Ginsberg left NYC in 1953, to go to San Francisco on a long, winding, drug fueled road trip through the country. In 1955, it would appear that Ginsberg began to settle down, taking a job as a market analyst. However, it was during this time that he also began writing Howl, and after a thunderous performance of the first part of that poem in October of 1955 Ginsberg was rocketed to instant acclaim, with some calming that this reading g was the start of the poetic movement in San Francisco. Howl was also the subject of a long and protracted obscenity trial due to the explicit sexual nature of parts of the poem, the result of which being rocketing Ginsberg to national attention and making his works widely read.

After the publication of Howl, Ginsberg would live off the royalties of that poem for a number of years, traveling and living in Paris, South America, and India at various points throughout the late 1950’s and early 1960’s. During this time, Ginsberg would write, experiment with new drugs, and assist other beat poet’s in their own works and writings (such as Burroughs and his novel Naked Lunch). During his time in India, Ginsberg also became a Buddhist, which lead to him moving away from drugs and towards meditation on the path to enlightenment.

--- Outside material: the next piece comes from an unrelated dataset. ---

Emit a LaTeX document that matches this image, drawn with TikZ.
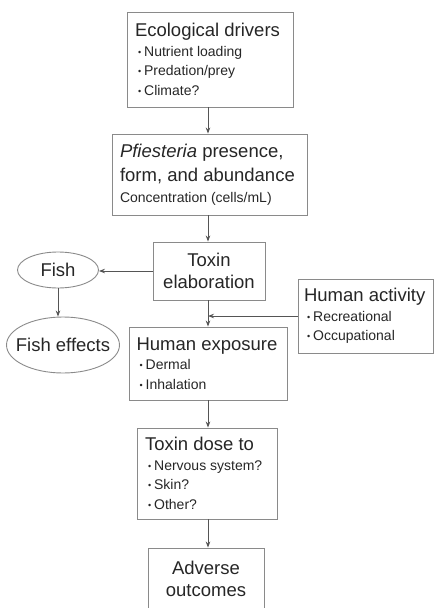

Returning to the U.S. in the late 1960’s, Ginsberg became a prominent spokesperson and prototypical image for the younger hippie generation, due to Ginsberg’s open homosexuality and protests of the Vietnam War. Eventually, Ginsberg would return to New York in 1973, becoming a tenured professor at Brooklyn college. he would continue to teach and publish from the city until his death from liver failure and other complications at age 70.

 

Analysis of Mugging

In Mugging, Ginsberg shows off much of what made him so widely admired as a poet while also employing many of the same techniques and methods used by other NYC writers of the past in order to more thoroughly convey his meanings and ideas.

The first thing Ginsberg is sure to show us in Mugging is the terrible conditions with which the lower class is forced to live in the city. While Ginsberg was personally wealthy, living his life as a buddhist meant casting away many of the earthly comforts money can buy, and for most of his time in NYC Ginsberg chose to live in a Lower East side tenement. The “Splattered Pavement” (Ginsberg 8) and overturned trash invokes some of the best images present in Riis’ work documenting the poor in NYC, and Ginsberg highlights that in the hundred years in between these two works being published not a lot has changed for these people.

There are also things in this poem that are distinctly Ginsberg, such as the diversions he takes in the poem in order to ruminate on the possibility that the FBI is watching him. These elements add a modern dimension to the poem when compared to the older pieces that also focused on the poor in NYC, but it is a modernization that feels incredibly specific to Ginsberg’s paranoid self. There is also the irony with which Ginsberg notes that, after being mugged, the mugger chose to leave the bag containing “$10,000” worth of poetry in Ginsberg’s estimation.

Ultimately, Mugging is successful at both accurately portraying the kind of conditions that are being lived in during this period in NYC; conditions that would push someone into actually committing a mugging, and Ginsberg is sure to give the people living in these conditions a degree of humanity, as shown through the second part of the poem where the people outside Ginsberg’s apartment tell him they can’t possibly help him find the muggers due to the cops profiling them and fear of retaliation from the robbers.

 

 

Works Cited:

 

“Howl, Part III and Footnote to Howl (Audio Only).” Poets.org, Academy of American Poets, 25                           May 2017, www.poets.org/poetsorg/poet/allen-ginsberg.

 

Allen Ginsberg’s Life, www.english.illinois.edu/maps/poets/g_l/ginsberg/life.htm.

 

“Allen Ginsberg: Biography.” The Allen Ginsberg Project, allenginsberg.org/biography/.